If that's what you're trying you're giving aid and comfort to the
enemy. Every religious fundamentalist in America hates materialism
and believes in an immaterial spirit, distinct from brain processes,
which is responsible for our thoughts and actions.
You know, I was raised in the USSR where the official religion was
atheism and
materialism. The results were disastrous.
Hence you could take the existence of people in the USA who "believe in
an
immaterial spirit, distinct from brain processes" positively. After
all, they
are working hard and contribute to prosperity.
In any case, I do not think that the ideology should affect reasoning.
Evgenii,
The kind of atheism and materialism which stood as the official religion of
the
Soviet Union, and that held by most atheists today is naive. The leading
scientific explanations for conscious are mechanistic, but taken to its
logical end
mechanism leads to remarkable conclusions: consciousness is not attached to
the
body, it survives death of the body, it continues forever, it may be
reincarnated
into different forms, it may switch between realms. In this respect,
science leads
directly to something very much like a soul.
Only by taking partial theories and over extending them.
If you accept the first few steps of the UDA regarding duplication / survivability with
clones (digital mechanism), and you accept any of the following: 1. the universe is
infinitely big, 2. many worlds interpretation, 3. string theory landscape, 4. ultimate
ensemble or 5. mathematical realism, then it can be clearly demonstrated. I think the
only reason you call it "over extended" is that you are uncomfortable with the conclusion.
If by "accept" you mean "believe", I don't accept 2, 3,4, and 5. I consider 1 to be an
inference from some theories, but I don't necessarily accept those theories. When you
make a long chain of inferences and arrive at a conclusion contrary to experience that is
called a reductio ad absurdum. Then it is time to review your bets.
Similarly, the materialist effort to explain the existence of this universe
without
invoking God ends up pointing to the existence of something that has no
cause,
exists timelessly, contains infinite variation (perhaps everything
possible), may
be identical to the sum of all truth, is everywhere and everything. While
not
every scientist or person on this list agrees with this, it is the
conclusion of
any rational effort to explain the fine tuning of this universe.
I don't think any scientists agrees with all of that.
1. Something exists without a cause (Any Platonist believes this. Also, it is
inconsistent to believe that nothing exists without cause, unless you believe something
can come from nothing)
Most current theories of cosmogony say something like that.
2. Exists timelessly (Again, every platonist accepts mathematical truth exists
timelessly)
That is a peculiarly mathematical meaning of "exists".
3. Contains infinite variation, perhaps everything possible (Mathematical truth is
infinite in scope, and math contains all possible structures, again according to the
platonist philosophy of mathematics (which is the most popular))
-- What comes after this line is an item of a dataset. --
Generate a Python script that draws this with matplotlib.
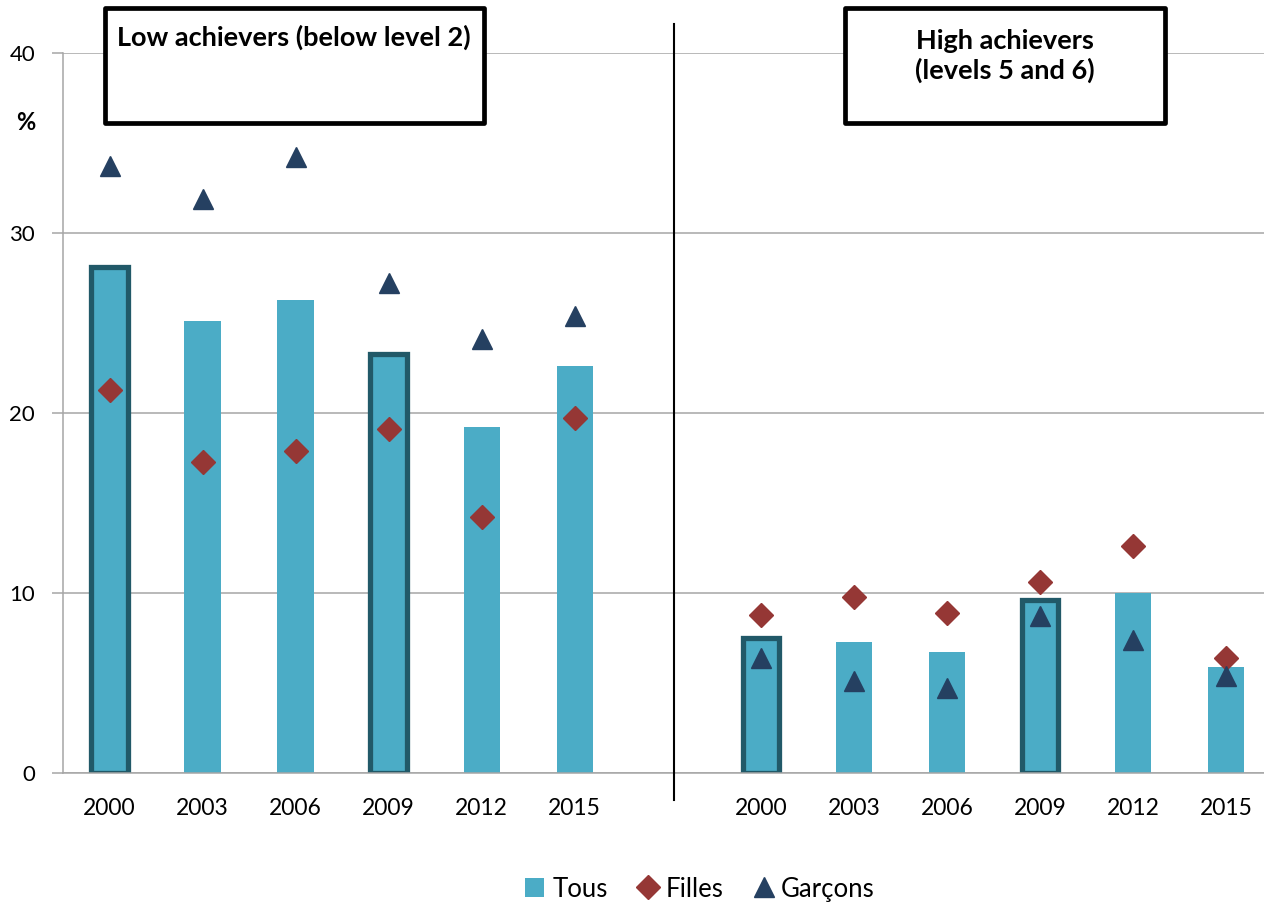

Which cardinality of infinite? All of them?
4. Is everywhere and everything (This follows from digital mechanism and platonism.
Most today are unaware of this of course, but I think if all the choices were well
defined and described most rational people would identify with platonism and finite
mechanism.)
"Something exists everywhere and everything"? I don't understand what is being
asserted. Is it a mere tautology?
For no scientist to agree with all of the above means means you think no scientist is
both platonist and mechanist and consistent in his or her beliefs.
It is just armchair philosophizing based on hypotheses like "everything exists".
It is certainly not the *only* possible explaination of the alleged fine tuning of
some physical parameters.
I indicated that not everyone accepts the universe is fine tuned. Again I think you are
uncomfortable with the premise of fine tuning because of where it inevitably leads.
First, I'm not sure the concept is well defined. It is relative to some theory of
possible ranges of parameters that make life possible. That's two "possibles" we don't
know how to define. Second, if a parameter has a life-friendly range of 50 to 100 is that
"fine-tuned"? Are we to compare it to a possible range of 0 to infinity? or -inf to
+inf? Once you start saying that everything happens infinitely many times you lose the
ability to say this is more probable than that and also the ability to say this is
improbable, i.e. fine-tuned.
Beware of those materialists who say all we can see is all that there is.
Beware of those who say they can see what you can't be shown.
There is an inconsistency in seeing what cannot be seen.
But there are those who claim a special ability to see what you can't.
There is no inconsistency in there existing something which cannot be seen. This list
is founded to discuss the idea that the theory that everything exists can explain more,
while assuming less, and remain consistent with observations. If you reject this, then
how large a concept of reality do you think is scientifically justified? The Hubble
Volume? The Block Time Hubble Volume? The minimum 10^23 - 10^26 * the hubble volume
implied by inflationary theories? Infinitely large volume of spacet-time? Any of the
previous with CI or with MWI?
Science isn't about justifying theories. It's about creating models that have predictive
and explanatory power. To ask what concept is scientifically justified is to misconceive
the enterprise. Some theories are better supported by evidence than others. Some are
contradicted by evidence. That's all.